03/01/2005

Family of judge targeted by hate group murdered

March 1, 2005 -- The husband and mother of a federal judge who was targeted for assassination by World Church of the Creator (WCOTC) chieftain Matthew Hale were murdered inside her Chicago home, two years after white supremacists publicized her home address and photos of her family on the internet.

U.S. District Court Judge Joan Humphrey Lefkow came home from work and discovered the bodies of her husband, Chicago attorney Michael F. Lefkow, 64, and her mother, 89-year-old Donna Grace Humphrey, around 6 p.m. Monday.

The victims reportedly had been murdered execution-style, each shot in the back of the head with a .22-caliber firearm.

"We don't know yet who carried out these grisly executions. But what's clear is that the members of the World Church of the Creator have been involved in a huge amount of criminal violence over the years," said Mark Potok, director of the Southern Poverty Law Center's Intelligence Project.

"Its leader is in prison for soliciting the murder of Judge Lefkow, whose home address was posted by a group member on the internet. So it is not difficult to surmise that a member or sympathizer of this incredibly violent group might very well have been behind the murders."

Last April, Hale, the so-called "Pontifex Maximus" of the white supremacist hate group, was convicted of asking a member of his group to murder Judge Lefkow. Hale was convicted of solicitation of murder and has been awaiting sentencing since last January. His sentencing is scheduled for April 6.

Judge Lefkow presided over a trademark infringement suit brought in 2000 against the WCOTC by a peaceful religious group that used the same name but had no ties to Hale. Lefkow ordered Hale to stop using its long-time name, and fined his group $200,000 when it failed to comply.

Hale's arrest on Jan. 8, 2003, for trying to arrange Lefkow's murder came after weeks of furious WCOTC internet attacks on the judge, who was branded a "probable Jew," and a "kike- and nigger-loving" traitor who was trying to destroy the group. A few days later, Judge Lefkow's home address was posted on the white supremacist online bulletin board Aryan Update, which is overseen by infamous white supremacist leader Tom Metzger.

"I am a Creator and we intend to protest rather loudly in front of this Jewess's house in the near future," wrote the anonymous poster, who also provided Michael Lefkow's work address.

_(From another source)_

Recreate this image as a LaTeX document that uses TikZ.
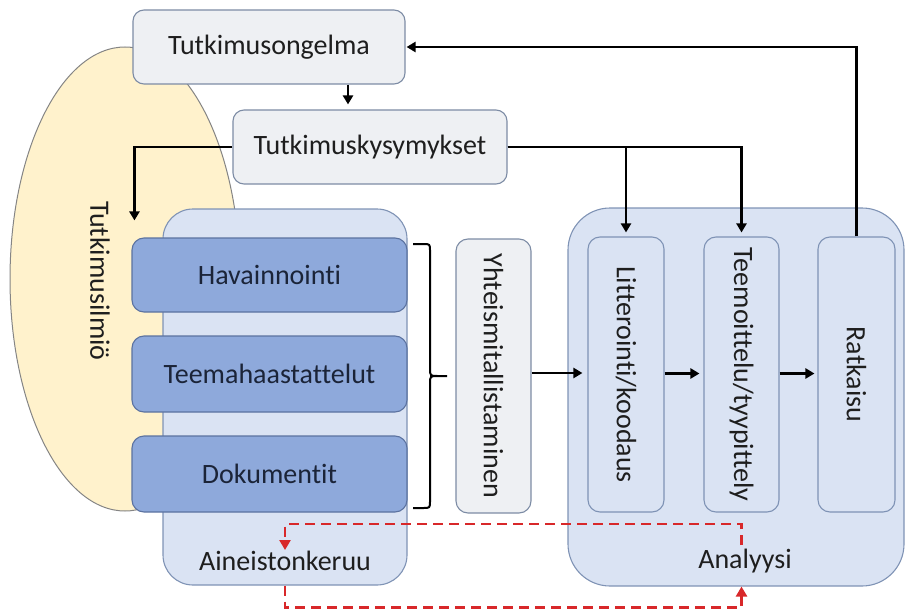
\documentclass[tikz,border=0pt]{standalone}
\usepackage{fontspec}
\setmainfont[RawFeature={-liga;-clig;-dlig;-calt}]{Carlito}
\usetikzlibrary{shapes.geometric,arrows.meta}

\definecolor{grayfill}{HTML}{EEF0F3}
\definecolor{grayline}{HTML}{7D8CA5}
\definecolor{lightblue}{HTML}{DAE3F3}
\definecolor{lightblueline}{HTML}{7F93B5}
\definecolor{darkblue}{HTML}{8EA9DB}
\definecolor{darkblueline}{HTML}{5B72A0}
\definecolor{yellowfill}{HTML}{FFF2CC}
\definecolor{yellowline}{HTML}{858585}
\definecolor{textdark}{HTML}{1E1E1E}
\definecolor{textnavy}{HTML}{1B2438}
\definecolor{dashred}{HTML}{D8282A}

\tikzset{
  lbl/.style={font=\fontsize{28}{34}\selectfont, text=textdark, inner sep=0pt},
  graybox/.style={draw=grayline, fill=grayfill, line width=1.1pt, rounded corners=11pt,
    font=\fontsize{28}{34}\selectfont, text=textdark},
  collectbox/.style={draw=darkblueline, fill=darkblue, line width=1.1pt, rounded corners=12pt,
    minimum width=275pt, font=\fontsize{28}{34}\selectfont, text=textnavy},
  container/.style={draw=lightblueline, fill=lightblue, line width=1.1pt},
  phasebox/.style={draw=lightblueline, fill=lightblue, line width=1.1pt, rounded corners=12pt,
    minimum height=275pt},
  arr/.style={draw=black, line width=2.4pt, -{Triangle[length=9pt,width=10pt]}},
  redarr/.style={draw=dashred, line width=2.5pt, dash pattern=on 10pt off 6pt,
    -{Triangle[length=10pt,width=11pt]}},
}

\begin{document}
\begin{tikzpicture}[x=1pt, y=-1pt]
\useasboundingbox (0,0) rectangle (907,615);

% research phenomenon
\node[ellipse, draw=yellowline, fill=yellowfill, line width=1pt,
      minimum width=230pt, minimum height=464pt] (ilmio) at (125,279) {};
\node[lbl, rotate=-90] (ilmiotext) at (100,281) {Tutkimusilmiö};

% top boxes
\node[graybox, minimum width=272pt, minimum height=74pt] (ongelma) at (269,47) {Tutkimusongelma};
\node[graybox, minimum width=274pt, minimum height=74pt] (kysymykset) at (370,147) {Tutkimuskysymykset};

% data collection
\node[container, rounded corners=30pt, minimum width=244pt, minimum height=376pt] (keruu) at (285,397) {};
\node[collectbox, minimum height=74pt] (havainnointi) at (269.5,275) {Havainnointi};
\node[collectbox, minimum height=76pt] (teema) at (269.5,374) {Teemahaastattelut};
\node[collectbox, minimum height=76pt] (dokumentit) at (269.5,474) {Dokumentit};
\node[lbl] (keruulabel) at (285,561) {Aineistonkeruu};

% brace gathering the three data sources
\draw[line width=2pt, black]
  (413,244) -- (423,244) .. controls (430,244) .. (430,251) -- (430,368)
  .. controls (430,376) .. (438,376) -- (447,376)
  (438,376) .. controls (430,376) .. (430,384) -- (430,501)
  .. controls (430,508) .. (423,508) -- (413,508);

% harmonisation
\node[graybox, rounded corners=12pt, minimum width=75pt, minimum height=274pt] (yht) at (493.5,376) {};
\node[lbl, rotate=-90] (yhttext) at (yht) {Yhteismitallistaminen};

% analysis
\node[container, rounded corners=42pt, minimum width=336pt, minimum height=378pt] (analyysi) at (736,397) {};
\node[phasebox, minimum width=76pt] (litt) at (626,374.5) {};
\node[lbl, rotate=-90] (litttext) at (litt) {Litterointi/koodaus};
\node[phasebox, minimum width=75pt] (teemoittelu) at (741.5,374.5) {};
\node[lbl, rotate=-90] (teemoittelutext) at (teemoittelu) {Teemoittelu/tyypittely};
\node[phasebox, minimum width=77pt] (ratkaisu) at (856.5,374.5) {};
\node[lbl, rotate=-90] (ratkaisutext) at (ratkaisu) {Ratkaisu};
\node[lbl] (analyysilabel) at (745,561) {Analyysi};

% flow arrows
\draw[arr, shorten >=5pt] ([xshift=79pt]ongelma.south) -- ([xshift=79pt]ongelma.south |- kysymykset.north);
\draw[arr, shorten >=17pt] (kysymykset.west) -| ([xshift=3pt]havainnointi.north west);
\draw[arr, shorten >=4pt] (kysymykset.east) -| (litt.north);
\draw[arr, shorten >=4pt] (kysymykset.east) -| (teemoittelu.north);
\draw[arr, shorten >=1pt] (ratkaisu.north) |- (ongelma.east);
\draw[arr, shorten >=5pt] ([yshift=3pt]yht.east) -- ([yshift=3pt]yht.east -| litt.west);
\draw[arr, shorten >=4pt] ([yshift=1pt]litt.east) -- ([yshift=1pt]litt.east -| teemoittelu.west);
\draw[arr, shorten >=3pt] ([yshift=1pt]teemoittelu.east) -- ([yshift=1pt]teemoittelu.east -| ratkaisu.west);

% feedback loop between analysis and data collection
\coordinate (fbstart) at (741.5,545);
\coordinate (fbend) at (285,550);
\draw[redarr] (fbstart) -- (741.5,524) -| (fbend);
\draw[redarr] (keruu.south) -- ++(0,22) -| (teemoittelu.south |- analyysi.south);
\end{tikzpicture}
\end{document}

Pictures of Lefkow's husband and children also had been posted earlier by WCOTC member Craig Cobb of West Virginia, on Stormfront, a white supremacist website.

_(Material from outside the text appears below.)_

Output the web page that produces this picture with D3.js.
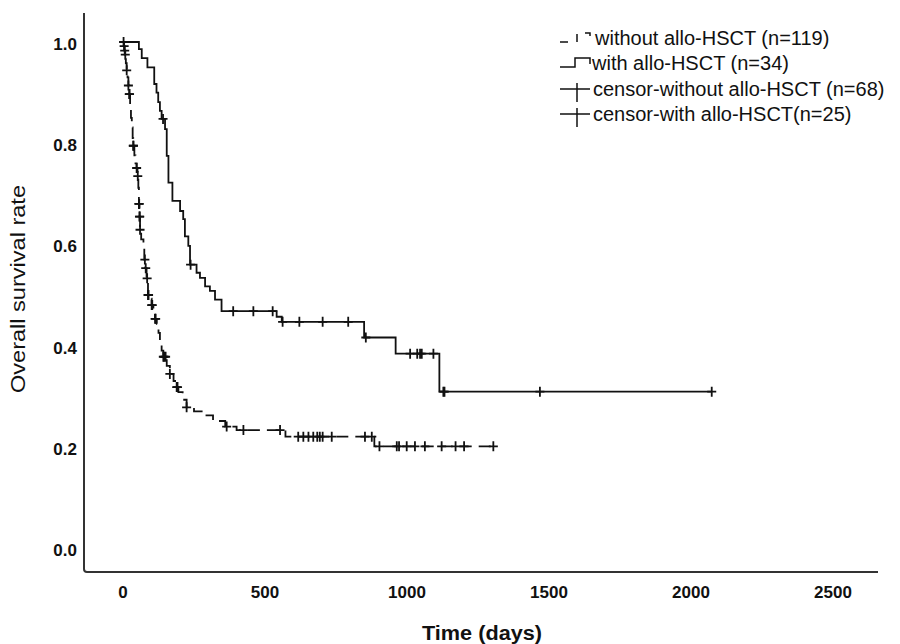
<!DOCTYPE html>
<html>
<head>
<meta charset="utf-8">
<script src="https://cdn.jsdelivr.net/npm/d3@7"></script>
<style>
  html, body { margin: 0; padding: 0; background: #fff; }
  svg { display: block; font-family: "Liberation Sans", Arial, sans-serif; }
</style>
</head>
<body>
<svg id="chart" width="900" height="644"></svg>
<script>
// ---------- data ----------
const timeTicks = [0, 500, 1000, 1500, 2000, 2500];
const survTicks = [0, 0.2, 0.4, 0.6, 0.8, 1.0];

// without allo-HSCT (n=119): event times (days) and survival after each step
const withoutTimes = [0,3,5,7,10,13,16,19,22,25,28,31,34,36,40,44,48,51,54,56,58,60,64,72,75,78,83,88,95,101,107,113,119,125,130,136,142,154,165,178,189,195,210,224,250,277,317,360,400,572,885];
const withoutSurv  = [1.0,0.992,0.983,0.975,0.958,0.944,0.93,0.914,0.897,0.871,0.85,0.831,0.81,0.795,0.776,0.76,0.751,0.735,0.712,0.68,0.655,0.629,0.61,0.592,0.57,0.553,0.533,0.50,0.493,0.48,0.466,0.453,0.443,0.425,0.407,0.39,0.378,0.36,0.344,0.33,0.318,0.308,0.293,0.278,0.27,0.262,0.251,0.24,0.233,0.22,0.201];
const withoutEnd = 1315;
const withoutCensor = [2,4,6,8,13,19,22,23,36,37,48,52,56,57,58,59,60,77,80,85,88,90,101,103,113,115,142,145,150,165,189,192,224,365,424,553,617,635,653,670,684,693,703,735,852,876,903,964,972,999,1028,1063,1122,1171,1201,1304];

// with allo-HSCT (n=34)
const withTimes = [0,56,66,86,110,118,124,130,136,148,154,160,174,201,212,218,230,236,259,271,289,306,324,347,541,559,849,960,1114];
const withSurv  = [1.0,0.986,0.968,0.950,0.917,0.900,0.881,0.864,0.848,0.828,0.775,0.722,0.686,0.666,0.650,0.616,0.597,0.560,0.544,0.534,0.517,0.508,0.491,0.468,0.457,0.447,0.416,0.384,0.309];
const withEnd = 2073;
const withCensor = [141,238,388,459,527,562,621,703,793,855,1011,1036,1046,1052,1093,1128,1132,1468,2073];

const legendLabels = [
  "without allo-HSCT (n=119)",
  "with allo-HSCT (n=34)",
  "censor-without allo-HSCT (n=68)",
  "censor-with allo-HSCT(n=25)"
];

// ---------- layout ----------
const svg = d3.select("#chart");
const ink = "#111";
const x = d3.scaleLinear().domain([0, 2500]).range([123, 833]);
const y = d3.scaleLinear().domain([0, 1]).range([548, 42]);

const axisX0 = 84, axisY0 = 572;

// axes lines (SPSS style, no ticks)
svg.append("path")
  .attr("d", `M${axisX0},13 V${axisY0 - 3} Q${axisX0},${axisY0} ${axisX0 + 3},${axisY0} H878`)
  .attr("fill", "none").attr("stroke", "#333").attr("stroke-width", 2);

// tick labels
svg.append("g").selectAll("text").data(survTicks).join("text")
  .attr("x", 77).attr("y", d => y(d) + 2).attr("dy", "0.35em")
  .attr("text-anchor", "end").attr("font-size", 17).attr("font-weight", "bold")
  .attr("fill", ink).text(d => d3.format(".1f")(d));

svg.append("g").selectAll("text").data(timeTicks).join("text")
  .attr("x", d => x(d)).attr("y", 592).attr("dy", "0.35em")
  .attr("text-anchor", "middle").attr("font-size", 17).attr("font-weight", "bold")
  .attr("fill", ink).text(d => d);

// axis titles
svg.append("text")
  .attr("transform", "translate(25,289) rotate(-90)")
  .attr("text-anchor", "middle").attr("font-size", 21)
  .attr("textLength", 208).attr("lengthAdjust", "spacingAndGlyphs")
  .attr("fill", ink).text("Overall survival rate");

svg.append("text")
  .attr("x", 482).attr("y", 640)
  .attr("text-anchor", "middle").attr("font-size", 20).attr("font-weight", "bold")
  .attr("textLength", 120).attr("lengthAdjust", "spacingAndGlyphs")
  .attr("fill", ink).text("Time (days)");

// ---------- curves ----------
function series(times, surv, end) {
  const pts = times.map((t, i) => ({ t, s: surv[i] }));
  pts.push({ t: end, s: surv[surv.length - 1] });
  return pts;
}
const withoutPts = series(withoutTimes, withoutSurv, withoutEnd);
const withPts = series(withTimes, withSurv, withEnd);

const line = d3.line().x(d => x(d.t)).y(d => y(d.s)).curve(d3.curveStepAfter);

svg.append("path").datum(withoutPts).attr("d", line)
  .attr("fill", "none").attr("stroke", ink).attr("stroke-width", 1.8)
  .attr("stroke-dasharray", "12,7");

svg.append("path").datum(withPts).attr("d", line)
  .attr("fill", "none").attr("stroke", ink).attr("stroke-width", 1.8);

const bis = d3.bisector(d => d.t).right;
function survAt(pts, t) {
  const i = Math.max(0, bis(pts, t) - 1);
  return pts[i].s;
}
function censorMarks(pts, times) {
  svg.append("g").selectAll("path").data(times).join("path")
    .attr("d", t => {
      const cx = x(t), cy = y(survAt(pts, t));
      return `M${cx - 4.5},${cy} H${cx + 4.5} M${cx},${cy - 5} V${cy + 5}`;
    })
    .attr("fill", "none").attr("stroke", ink).attr("stroke-width", 1.8);
}
censorMarks(withoutPts, withoutCensor);
censorMarks(withPts, withCensor);

// ---------- legend ----------
const legX = 560, rowY = [38, 63, 89, 114];
const lg = svg.append("g");
// row 1: dashed step
lg.append("path").attr("d", `M${legX},${rowY[0] + 4} H${legX + 17} V${rowY[0] - 5} H${legX + 30} V${rowY[0] + 3}`)
  .attr("fill", "none").attr("stroke", ink).attr("stroke-width", 1.5).attr("stroke-dasharray", "8,9");
// row 2: solid step
lg.append("path").attr("d", `M${legX},${rowY[1] + 4} H${legX + 15} V${rowY[1] - 5} H${legX + 30} V${rowY[1] + 1}`)
  .attr("fill", "none").attr("stroke", ink).attr("stroke-width", 1.5);
// rows 3-4: censor crosses
[2, 3].forEach(i => {
  lg.append("path").attr("d", `M${legX},${rowY[i]} H${legX + 30} M${legX + 17},${rowY[i] - 6} V${rowY[i] + 13}`)
    .attr("fill", "none").attr("stroke", ink).attr("stroke-width", 1.5);
});
const legTextX = [595, 592, 593, 593];
lg.selectAll("text").data(legendLabels).join("text")
  .attr("x", (d, i) => legTextX[i]).attr("y", (d, i) => rowY[i]).attr("dy", "0.35em")
  .attr("font-size", 20).attr("fill", ink).text(d => d);
</script>
</body>
</html>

The man Hale was convicted of soliciting, WCOTC security chief Tony Evola, turned out to be an FBI informant who was wearing a recording device. The FBI recruited Evola shortly after a member of Hale's inner circle, Benjamin Smith, went on a three-day shooting rampage in July 1999 that left two minorities dead and nine others wounded before Smith committed suicide.

Law enforcement authorities have long suspected that Hale, who spoke to Smith frequently in the days before the spree, knew in advance of Smith's orgy of violence.

Other Hale followers have been arrested for aggravated assault, armed robbery, witness intimidation and attempted murder. Hale took over the hate group formerly known as the Church of the Creator in 1995 after its leader, Ben Klassen, killed himself. Under Klassen, a "reverend" from the group murdered a black man in Florida and set off a bomb in a NAACP office in Washington, among other violent acts.

Following Hale's arrest in early 2003, Lefkow received police protection — including guards posted in unmarked cars on her block — but that protection reportedly lessened after Hale was convicted, even though the FBI issued a bulletin to law enforcement agencies nationwide following his conviction, warning of the potential for retaliatory violence from Hale sympathizers.